Could Expanding Unemployment Insurance Hurt Louisiana’s Recovery?
Last week saw the release of some of best economic news for the state of Louisiana in a long time.
According to the Department of Labor’s data for the week ending August 8, the number of Louisianans on unemployment insurance decreased by more than 53,000. This comes on the heels of a 27,000-person decrease during the previous week.
While it is important to note that the weekly initial unemployment claims increased to more than 13,000 this week and the previous week was revised up, this number remains far below the pandemic average.
Late last week, the Bureau of Labor Statistics released its state jobs report, which showed an increase in Louisiana employment by 18,800. The biggest job gains occurred in government, which had 7,400, while leisure and hospitality gained 4,700 jobs, and education and health services added 3,600. The gains in government and education are likely due to schools starting up again. The unemployment rate in Louisiana currently stands at 9.4 percent. Given that this data came from July, it’s likely the next state unemployment numbers will be much improved.
Given the timing of the large decrease in those on unemployment insurance, it’s difficult to believe the cause is anything other than the ending of Congress’ enhanced unemployment benefits. Because people often made more from these benefits than they did working, their incentive to return to work was minimal. Louisiana must take caution and avoid these issues, as it looks to disperse an extra $300 for those on unemployment insurance in the coming weeks.

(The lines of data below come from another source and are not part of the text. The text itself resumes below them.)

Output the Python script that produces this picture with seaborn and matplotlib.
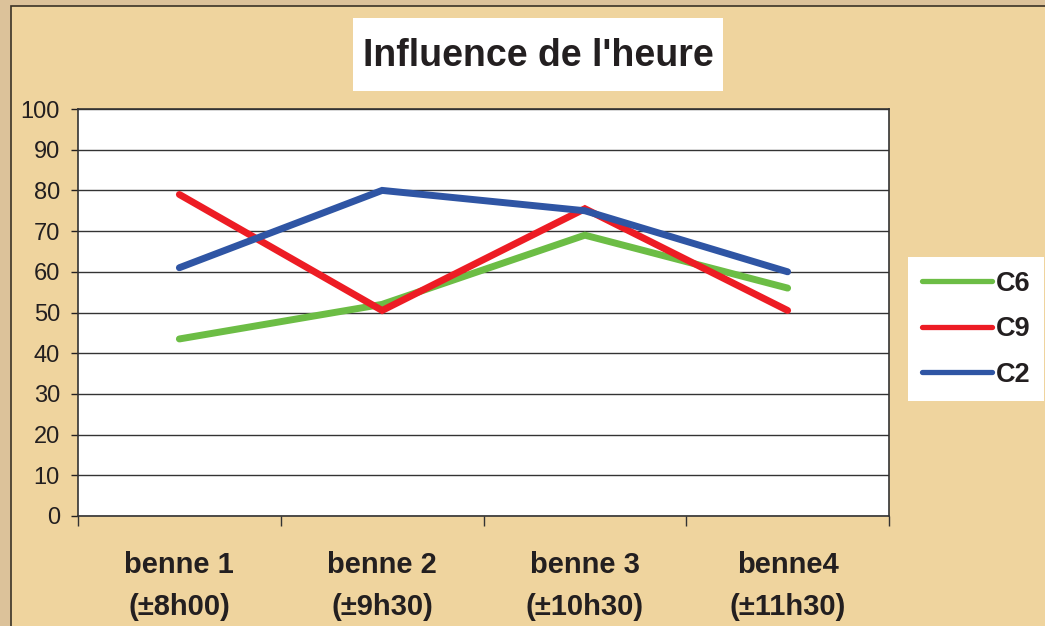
import pandas as pd
import numpy as np
import seaborn as sns
import matplotlib.pyplot as plt
from matplotlib.patches import Rectangle

# data
bennes = ["benne 1\n(±8h00)", "benne 2\n(±9h30)", "benne 3\n(±10h30)", "benne4\n(±11h30)"]
c6 = [43.5, 52, 69, 56]
c9 = [79, 50.5, 75.5, 50.5]
c2 = [61, 80, 75, 60]
series = ["C6", "C9", "C2"]
colors = ["#6cbd45", "#ed1c24", "#2f55a4"]

df = pd.DataFrame({"benne": list(range(4)) * 3,
                   "val": c6 + c9 + c2,
                   "serie": np.repeat(series, 4)})

plt.rcParams['font.family'] = ['Liberation Sans', 'DejaVu Sans']
W, H = 1045, 626
fig = plt.figure(figsize=(W / 100, H / 100), dpi=100)
fig.patch.set_facecolor("#dcc29a")

# parchment frame
fig.patches.append(Rectangle((11 / W, -0.1), 1.2, 1 - 6 / H + 0.1, transform=fig.transFigure,
                             facecolor="#efd49e", edgecolor="#3a3226", lw=1.2, zorder=-2))
# title box
fig.patches.append(Rectangle((353 / W, 1 - 91 / H), 370 / W, 73 / H, transform=fig.transFigure,
                             facecolor="white", edgecolor="none", zorder=-1))
fig.text(538 / W, 1 - 56 / H, "Influence de l'heure", ha="center", va="center",
         fontsize=27, fontweight="bold", color="#231f20")

ax = fig.add_axes([78 / W, 1 - 516 / H, 811 / W, 407 / H])
ax.set_zorder(2)
ax.set_facecolor("white")

sns.lineplot(data=df, x="benne", y="val", hue="serie", hue_order=series,
             palette=colors, lw=5, ax=ax, solid_capstyle="round", solid_joinstyle="miter")

ax.set_xlim(-0.5, 3.5)
ax.set_ylim(0, 100)
ax.set_yticks(range(0, 101, 10))
ax.yaxis.grid(True, color="#333333", lw=1)
ax.set_axisbelow(True)
ax.tick_params(axis="y", labelsize=17, colors="#231f20", length=5, width=1, pad=8)
ax.set_xticks(range(4))
ax.set_xticklabels(bennes, fontsize=21, fontweight="bold", color="#231f20", linespacing=1.65)
ax.tick_params(axis="x", length=0, pad=25)
ax.set_xticks(np.arange(-0.5, 4, 1), minor=True)
ax.tick_params(axis="x", which="minor", length=7, width=1, color="#333333")
for s in ax.spines.values():
    s.set_color("#333333")
    s.set_linewidth(1.2)
ax.set_xlabel("")
ax.set_ylabel("")

leg = ax.legend(loc="upper left", bbox_to_anchor=(908 / W, 1 - 257 / H), bbox_transform=fig.transFigure,
                frameon=True, fancybox=False, framealpha=1, edgecolor="none",
                prop={"size": 19.5, "weight": "bold"}, handlelength=2.6, handletextpad=0.15,
                labelspacing=0.72, borderpad=0.5, borderaxespad=0)
for ln in leg.get_lines():
    ln.set_linewidth(3.8)
for t in leg.get_texts():
    t.set_color("#231f20")

fig.savefig("out.png", dpi=100, facecolor=fig.get_facecolor())
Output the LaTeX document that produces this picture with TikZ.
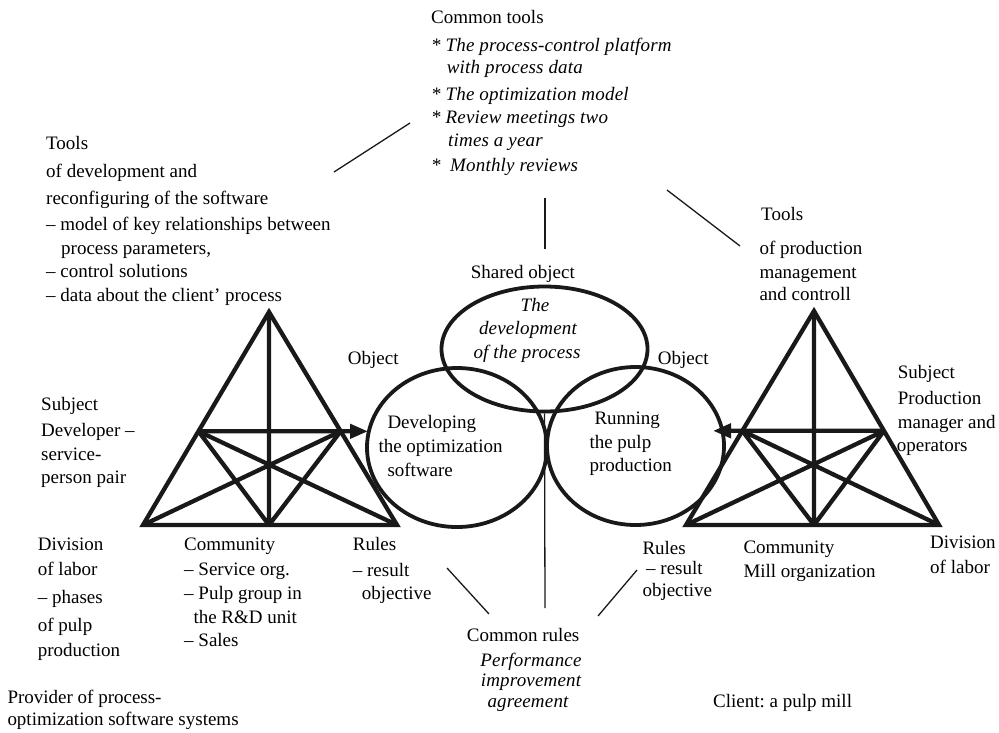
\documentclass[tikz,border=0pt]{standalone}
\usepackage{fontspec}
\setmainfont{Liberation Serif}[ItalicFeatures={LetterSpace=1}]
\usetikzlibrary{arrows.meta,shapes.geometric,calc}
\begin{document}
\frenchspacing
\begin{tikzpicture}[x=1pt,y=-1pt,
  txt/.style={inner sep=0pt, anchor=base west, font=\fontsize{19}{23}\selectfont},
  itx/.style={txt, font=\fontsize{19}{23}\selectfont\itshape},
  itc/.style={itx, anchor=base},
  tri/.style={line width=4.3pt, draw=black!90},
  conn/.style={line width=1.3pt, draw=black!90},
  ell/.style={draw=black!90, ellipse, line width=3.8pt, inner sep=0pt},
  arrowL/.style={-{Triangle[length=18pt,width=14pt]}}
]
\useasboundingbox (0,0) rectangle (999,732);

% ellipses (objects)
\node[ell, minimum width=180pt, minimum height=159pt] (objL) at (457,447.5) {};
\node[ell, minimum width=177pt, minimum height=158pt] (objR) at (635.5,446) {};
\node[ell, minimum width=206pt, minimum height=125pt] (objS) at (544.5,349) {};

% left triangle
\coordinate (A1) at (269,312);
\coordinate (B1) at (143,525);
\coordinate (C1) at (397,525);
\coordinate (M1) at (269,525);
\coordinate (L1) at ($(A1)!0.56!(B1)$);
\coordinate (R1) at ($(A1)!0.56!(C1)$);
\coordinate (T1) at (368,431.3);
\draw[tri] (A1) -- (B1) -- (C1) -- cycle;
\draw[tri] (A1) -- (M1) (L1) -- (M1) (L1) -- (C1) (R1) -- (M1) (R1) -- (B1);
\draw[tri, arrowL] (L1) -- (T1);

% right triangle
\coordinate (A2) at (814,311);
\coordinate (B2) at (686,525);
\coordinate (C2) at (939,525);
\coordinate (M2) at (814,525);
\coordinate (L2) at ($(A2)!0.56!(B2)$);
\coordinate (R2) at ($(A2)!0.56!(C2)$);
\coordinate (T2) at (713,430.8);
\draw[tri] (A2) -- (B2) -- (C2) -- cycle;
\draw[tri] (A2) -- (M2) (L2) -- (M2) (L2) -- (C2) (R2) -- (M2) (R2) -- (B2);
\draw[tri, arrowL] (R2) -- (T2);

% thin connectors
\coordinate (c1a) at (334,172); \coordinate (c1b) at (410,123);
\coordinate (c2a) at (667,190); \coordinate (c2b) at (740,246);
\coordinate (c3a) at (545,198); \coordinate (c3b) at (545,249);
\coordinate (c4b) at (545,608);
\coordinate (c5a) at (447,568); \coordinate (c5b) at (489,614);
\coordinate (c6a) at (637,570); \coordinate (c6b) at (598,616);
\draw[conn] (c1a) -- (c1b);
\draw[conn] (c2a) -- (c2b);
\draw[conn] (c3a) -- (c3b);
\draw[conn] (objS.south) -- (c4b);
\draw[conn] (c5a) -- (c5b);
\draw[conn] (c6a) -- (c6b);

% common tools
\node[txt] (ct0) at (431,23.3) {Common tools};
\node[itx] (ct1) at (431,51.7) {* The process-control platform};
\node[itx] (ct2) at (446.7,73.3) {with process data};
\node[itx] (ct3) at (431,100) {* The optimization model};
\node[itx] (ct4) at (431,123.3) {* Review meetings two};
\node[itx] (ct5) at (448,146.7) {times a year};
\node[itx] (ct6) at (431,171.7) {*};
\node[itx] (ct7) at (450,171.7) {Monthly reviews};

% left tools
\node[txt] (lt1) at (46,149.3) {Tools};
\node[txt] (lt2) at (46,177.3) {of development and};
\node[txt] (lt3) at (46,204) {reconfiguring of the software};
\node[txt] (lt4) at (46,230) {– model of key relationships between};
\node[txt] (lt5) at (61,254) {process parameters,};
\node[txt] (lt6) at (46,277.7) {– control solutions};
\node[txt] (lt7) at (46,301.7) {– data about the client’ process};

% right tools
\node[txt] (rt1) at (761,220.7) {Tools};
\node[txt] (rt2) at (759.3,254) {of production};
\node[txt] (rt3) at (759.3,278.3) {management};
\node[txt] (rt4) at (759.3,300.7) {and controll};

% shared object
\node[txt] (so) at (470.7,278) {Shared object};
\node[itc] (so1) at (535,311) {The};
\node[itc] (so2) at (528,334) {development};
\node[itc] (so3) at (527,358.3) {of the process};

\node[txt] (obL) at (347.7,364) {Object};
\node[txt] (obR) at (657.7,364) {Object};

\node[txt] (dv1) at (387.3,428.3) {Developing};
\node[txt] (dv2) at (378.3,452.3) {the optimization};
\node[txt] (dv3) at (387.3,476) {software};

\node[txt] (rn1) at (594.3,424.3) {Running};
\node[txt] (rn2) at (589.3,448.3) {the pulp};
\node[txt] (rn3) at (589.3,471.7) {production};

% left subject
\node[txt] (ls1) at (41,410) {Subject};
\node[txt] (ls2) at (41,436) {Developer –};
\node[txt] (ls3) at (41,460) {service-};
\node[txt] (ls4) at (41,483.3) {person pair};

% left division
\node[txt] (ld1) at (37.7,550) {Division};
\node[txt] (ld2) at (37.7,575.7) {of labor};
\node[txt] (ld3) at (37.7,603) {– phases};
\node[txt] (ld4) at (37.7,631.7) {of pulp};
\node[txt] (ld5) at (37.7,656.7) {production};

% left community
\node[txt] (lc1) at (184,550) {Community};
\node[txt] (lc2) at (184,575) {– Service org.};
\node[txt] (lc3) at (184,599.3) {– Pulp group in};
\node[txt] (lc4) at (193.3,623.3) {the R\&D unit};
\node[txt] (lc5) at (184,646.7) {– Sales};

% left rules
\node[txt] (lr1) at (352.7,550) {Rules};
\node[txt] (lr2) at (352.7,576) {– result};
\node[txt] (lr3) at (361.7,599.3) {objective};

\node[txt] (pv1) at (7.3,703) {Provider of process-};
\node[txt] (pv2) at (7.3,725) {optimization software systems};

% right subject
\node[txt] (rs1) at (897.7,378.3) {Subject};
\node[txt] (rs2) at (897.7,404) {Production};
\node[txt] (rs3) at (897.7,428.3) {manager and};
\node[txt] (rs4) at (896.7,451.7) {operators};

% right rules
\node[txt] (rr1) at (642.3,554) {Rules};
\node[txt] (rr2) at (646,574) {– result};
\node[txt] (rr3) at (642.3,596) {objective};

% right community
\node[txt] (rc1) at (743.3,553) {Community};
\node[txt] (rc2) at (743.3,577) {Mill organization};

% right division
\node[txt] (rd1) at (930,548.5) {Division};
\node[txt] (rd2) at (930,573.3) {of labor};

% common rules
\node[txt] (cr0) at (466.7,641) {Common rules};
\node[itc] (cr1) at (531,666) {Performance};
\node[itc] (cr2) at (531,686) {improvement};
\node[itc] (cr3) at (528,707) {agreement};

\node[txt] (cl) at (713,707) {Client: a pulp mill};
\end{tikzpicture}
\end{document}
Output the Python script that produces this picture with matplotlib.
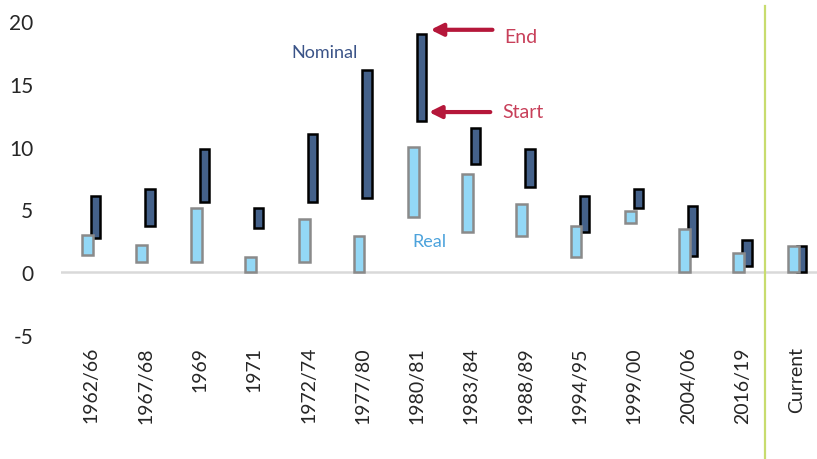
import matplotlib
matplotlib.use("Agg")
import matplotlib.pyplot as plt
import numpy as np

plt.rcParams["font.family"] = ["Lato", "DejaVu Sans"]
plt.rcParams["axes.unicode_minus"] = False

# episodes and start/end values
periods = ["1962/66", "1967/68", "1969", "1971", "1972/74", "1977/80", "1980/81",
           "1983/84", "1988/89", "1994/95", "1999/00", "2004/06", "2016/19", "Current"]
nominal_start = [2.75, 3.7, 5.6, 3.55, 5.6, 5.9, 12.0, 8.6, 6.75, 3.2, 5.1, 1.3, 0.5, 0.0]
nominal_end = [6.1, 6.6, 9.8, 5.1, 11.0, 16.1, 19.0, 11.5, 9.8, 6.1, 6.6, 5.25, 2.55, 2.05]
real_start = [1.4, 0.85, 0.85, 0.0, 0.85, 0.0, 4.4, 3.2, 2.85, 1.2, 3.9, 0.0, 0.0, 0.0]
real_end = [3.0, 2.2, 5.1, 1.2, 4.2, 2.85, 10.0, 7.8, 5.4, 3.7, 4.9, 3.4, 1.5, 2.05]

NOMINAL = "#44618a"
REAL = "#93d8f6"
RED = "#b5173a"

fig = plt.figure(figsize=(8.17, 4.6), dpi=100)
ax = fig.add_axes([61 / 817, 1 - 336 / 460, 1 - 61 / 817, (336 - 22) / 460])

x = np.arange(len(periods))
nom_lo, nom_hi = np.array(nominal_start), np.array(nominal_end)
real_lo, real_hi = np.array(real_start), np.array(real_end)

ax.bar(x + 0.08, nom_hi - nom_lo, bottom=nom_lo, width=0.17,
       color=NOMINAL, edgecolor="black", linewidth=1.8, zorder=2)
ax.bar(x - 0.07, real_hi - real_lo, bottom=real_lo, width=0.2,
       color=REAL, edgecolor="#8a8a8a", linewidth=1.8, zorder=3)

ax.axhline(0, color="#d9d9d9", lw=1.8, zorder=1)

ax.set_xlim(-0.56, 13.37)
ax.set_ylim(-5, 20)
ax.set_yticks([-5, 0, 5, 10, 15, 20])
ax.set_xticks(x)
ax.set_xticklabels(periods, rotation=90, fontsize=14, color="#262626")
ax.tick_params(axis="y", labelsize=15, colors="#262626", length=0, pad=20)
ax.tick_params(axis="x", length=0, pad=8)
for s in ax.spines.values():
    s.set_visible(False)

# separator before "Current"
sep = plt.Line2D([12.42, 12.42], [1.048, -0.4], color="#c8dc6e", lw=1.6,
                 transform=ax.get_xaxis_transform(), clip_on=False)
ax.add_line(sep)

ax.text(4.3, 17.5, "Nominal", color="#3b5488", fontsize=13, ha="center", va="center")
ax.text(6.22, 2.5, "Real", color="#4da3dc", fontsize=13, ha="center", va="center")

arrow = dict(arrowstyle="-|>", color=RED, lw=3, mutation_scale=18, shrinkA=0, shrinkB=0)
ax.annotate("", xy=(6.25, 19.3), xytext=(7.39, 19.3), arrowprops=arrow)
ax.annotate("", xy=(6.22, 12.75), xytext=(7.35, 12.75), arrowprops=arrow)
ax.text(7.61, 18.8, "End", color="#c8405a", fontsize=14, va="center")
ax.text(7.57, 12.8, "Start", color="#c8405a", fontsize=14, va="center")

fig.savefig("out.png", dpi=100)
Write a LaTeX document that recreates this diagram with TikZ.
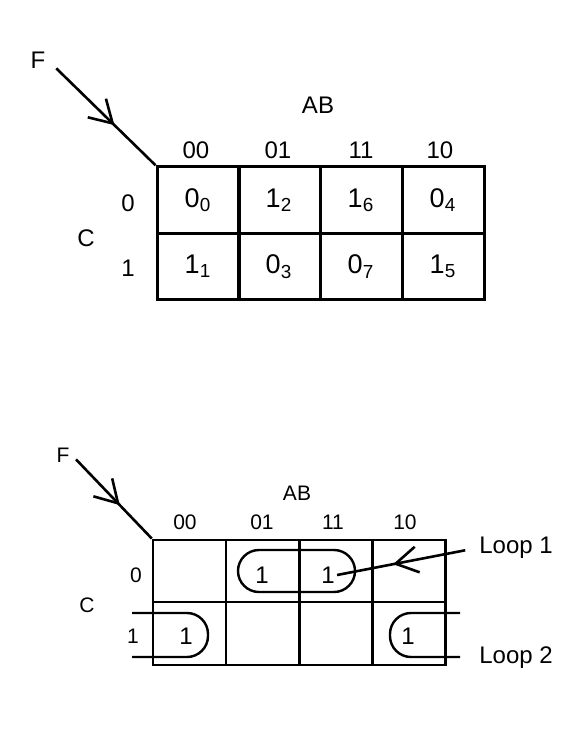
\documentclass[tikz,border=0pt]{standalone}
\usepackage{fontspec}
\setmainfont{Liberation Sans}
\usetikzlibrary{arrows.meta,decorations.markings}

\begin{document}
\begin{tikzpicture}[x=0.5pt, y=-0.5pt,
    cellA/.style={draw, line width=1.5pt, minimum width=41pt,
        minimum height=33.25pt, inner sep=0pt,
        font=\fontsize{13.5}{15}\selectfont},
    cellB/.style={draw, line width=1.2pt, minimum width=36.5pt,
        minimum height=31.25pt, inner sep=0pt},
    lbl/.style={font=\fontsize{12}{14}\selectfont, inner sep=1pt},
    lblB/.style={font=\fontsize{10.5}{12}\selectfont, inner sep=1pt},
    one/.style={font=\fontsize{12}{14}\selectfont, inner sep=1pt},
    ptr/.style={line width=1.3pt, decoration={markings,
        mark=at position #1 with {\arrow{Straight Barb[length=11pt,width=13pt,line width=1.3pt]}}},
        postaction=decorate},
    ring/.style={line width=1.2pt, rounded corners=10.5pt},
]
\useasboundingbox (0,0) rectangle (567,730);

% === Upper map: columns and rows ===
\def\colA{198}  % 00
\def\colB{279}  % 01
\def\colC{361}  % 11
\def\colD{443}  % 10
\def\rowA{200}  % C = 0
\def\rowB{266.5}% C = 1

% Cells with their values
\node[cellA] (u0) at (\colA, \rowA) {0\textsubscript{0}};
\node[cellA] (u2) at (\colB, \rowA) {1\textsubscript{2}};
\node[cellA] (u6) at (\colC, \rowA) {1\textsubscript{6}};
\node[cellA] (u4) at (\colD, \rowA) {0\textsubscript{4}};
\node[cellA] (u1) at (\colA, \rowB) {1\textsubscript{1}};
\node[cellA] (u3) at (\colB, \rowB) {0\textsubscript{3}};
\node[cellA] (u7) at (\colC, \rowB) {0\textsubscript{7}};
\node[cellA] (u5) at (\colD, \rowB) {1\textsubscript{5}};

% Headings
\node[lbl] (uAB) at (318, 105) {AB};
\node[lbl] (uh00) at (196, 150) {00};
\node[lbl] (uh01) at (278, 150) {01};
\node[lbl] (uh11) at (361, 150) {11};
\node[lbl] (uh10) at (440, 150) {10};
\node[lbl] (ur0) at (128, 203) {0};
\node[lbl] (ur1) at (128, 268) {1};
\node[lbl] (uC) at (86, 238) {C};
\node[lbl] (uF) at (38, 60) {F};

% Function arrow
\draw[ptr=0.62, shorten <=6pt] (uF.east) -- (u0.north west);

% === Lower map: columns and rows ===
\def\colA{189.5}
\def\colB{262.5}
\def\colC{336}
\def\colD{409}
\def\rowA{571}
\def\rowB{633.5}

\node[cellB] (l0) at (\colA, \rowA) {};
\node[cellB] (l2) at (\colB, \rowA) {};
\node[cellB] (l6) at (\colC, \rowA) {};
\node[cellB] (l4) at (\colD, \rowA) {};
\node[cellB] (l1) at (\colA, \rowB) {};
\node[cellB] (l3) at (\colB, \rowB) {};
\node[cellB] (l7) at (\colC, \rowB) {};
\node[cellB] (l5) at (\colD, \rowB) {};

% Ones inside the loops
\node[one] (v2) at (262, 575) {1};
\node[one] (v6) at (328, 575) {1};
\node[one] (v1) at (186, 636) {1};
\node[one] (v5) at (408, 636) {1};

% Headings
\node[lblB] (lAB) at (297, 493) {AB};
\node[lblB] (lh00) at (185, 522) {00};
\node[lblB] (lh01) at (262, 522) {01};
\node[lblB] (lh11) at (333, 522) {11};
\node[lblB] (lh10) at (405, 522) {10};
\node[lblB] (lr0) at (136, 575) {0};
\node[lblB] (lr1) at (133, 636) {1};
\node[lblB] (lC) at (87, 605) {C};
\node[lblB] (lF) at (63, 455) {F};

\draw[ptr=0.6, shorten <=3pt] (lF.east) -- (l0.north west);

% Loop 1
\draw[ring] (238, 550) rectangle (355, 592);
\node[lbl, anchor=west] (loopA) at (477, 548) {Loop 1};
\draw[ptr=0.6, shorten <=6pt] (loopA.west) -- (v6.east);

% Loop 2 (wraps round the map edges)
\draw[ring] (132, 613) -- (208, 613) -- (208, 657) -- (132, 657);
\draw[ring] (460, 613) -- (390, 613) -- (390, 657) -- (460, 657);
\node[lbl, anchor=west] (loopB) at (477, 658) {Loop 2};

\end{tikzpicture}
\end{document}
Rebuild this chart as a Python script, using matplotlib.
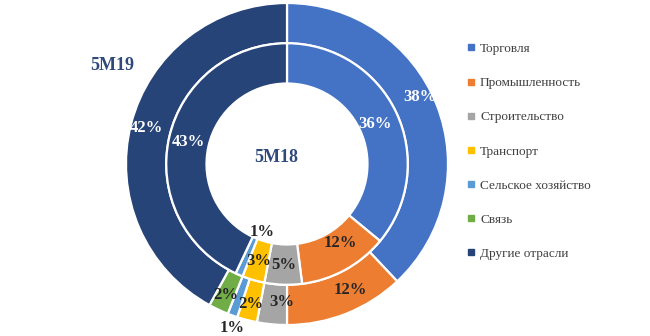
import numpy as np
import matplotlib
matplotlib.use("Agg")
import matplotlib.pyplot as plt
from matplotlib.lines import Line2D

# sector shares, %
sectors = ["Торговля", "Промышленность", "Строительство", "Транспорт",
           "Сельское хозяйство", "Связь", "Другие отрасли"]
share_5m19 = [38, 12, 3, 2, 1, 2, 42]   # outer ring
share_5m18 = [36, 12, 5, 3, 1, 0, 43]   # inner ring
colors = ["#4472C4", "#ED7D31", "#A5A5A5", "#FFC000",
          "#5B9BD5", "#70AD47", "#264478"]
label_colors = ["white", "#262626", "#262626", "#262626",
                "#262626", "#262626", "white"]

plt.rcParams["font.family"] = ["Liberation Serif", "DejaVu Serif"]

fig = plt.figure(figsize=(6.5, 3.36), dpi=100)
ax = fig.add_axes([126 / 650, 11 / 336, 322 / 650, 322 / 336])

wedge_style = dict(edgecolor="white", linewidth=1.6)
outer, _ = ax.pie(share_5m19, radius=1.0, colors=colors, startangle=90,
                  counterclock=False,
                  wedgeprops=dict(width=0.25, **wedge_style))
inner, _ = ax.pie(share_5m18, radius=0.75, colors=colors, startangle=90,
                  counterclock=False,
                  wedgeprops=dict(width=0.25, **wedge_style))
# pie() resets the limits, so fix them afterwards
ax.set_xlim(-1, 1)
ax.set_ylim(-1, 1)
ax.set_aspect("equal")
ax.axis("off")


def put_labels(values, r_default, tweaks):
    # tweaks: index -> (radius, angle shift in degrees)
    start = 0
    for i, v in enumerate(values):
        if v == 0:
            continue
        mid = start + v / 2
        r, shift = tweaks.get(i, (r_default, 0))
        ang = np.deg2rad(90 - 3.6 * mid + shift)
        ax.text(r * np.cos(ang), r * np.sin(ang), f"{v}%",
                ha="center", va="center", fontsize=12, fontweight="bold",
                color=label_colors[i], clip_on=False)
        start += v


put_labels(share_5m19, 0.9, {0: (0.925, 5), 1: (0.875, 5), 2: (0.86, 3.4),
                             4: (1.075, 1.3)})
put_labels(share_5m18, 0.63, {0: (0.6, -1), 1: (0.59, 5), 4: (0.45, 3)})

fig.text(112 / 650, 1 - 65 / 336, "5M19", ha="center", va="center",
         fontsize=13, fontweight="bold", color="#2F4A7A")
fig.text(276 / 650, 1 - 157 / 336, "5M18", ha="center", va="center",
         fontsize=13, fontweight="bold", color="#2F4A7A")

handles = [Line2D([], [], linestyle="none", marker="s", markersize=4,
                  markerfacecolor=c, markeredgecolor=c) for c in colors]
fig.legend(handles, sectors, loc="upper left",
           bbox_to_anchor=(455 / 650, 1 - 31 / 336), frameon=False,
           fontsize=9.5, labelspacing=1.66, handlelength=0.6,
           handletextpad=0.4, labelcolor="#404040")

fig.savefig("out.png", dpi=100)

Despite the most recent economic stats pointing in the right direction, we must remember that Louisiana still has a long way to go. Louisiana has the fifth highest insured unemployment rate at 15.9 percent, only trailing Nevada, Puerto Rico, Hawaii, and California. Louisiana leaders must continue working to pass policies that encourage the return of jobs and opportunity, such as reforming the state’s burdensome tax code and lifting regulatory hurdles for entrepreneurs.
Louisiana’s economic recovery is finally moving in the right direction, but we can’t afford to derail the progress we’ve made in recent weeks.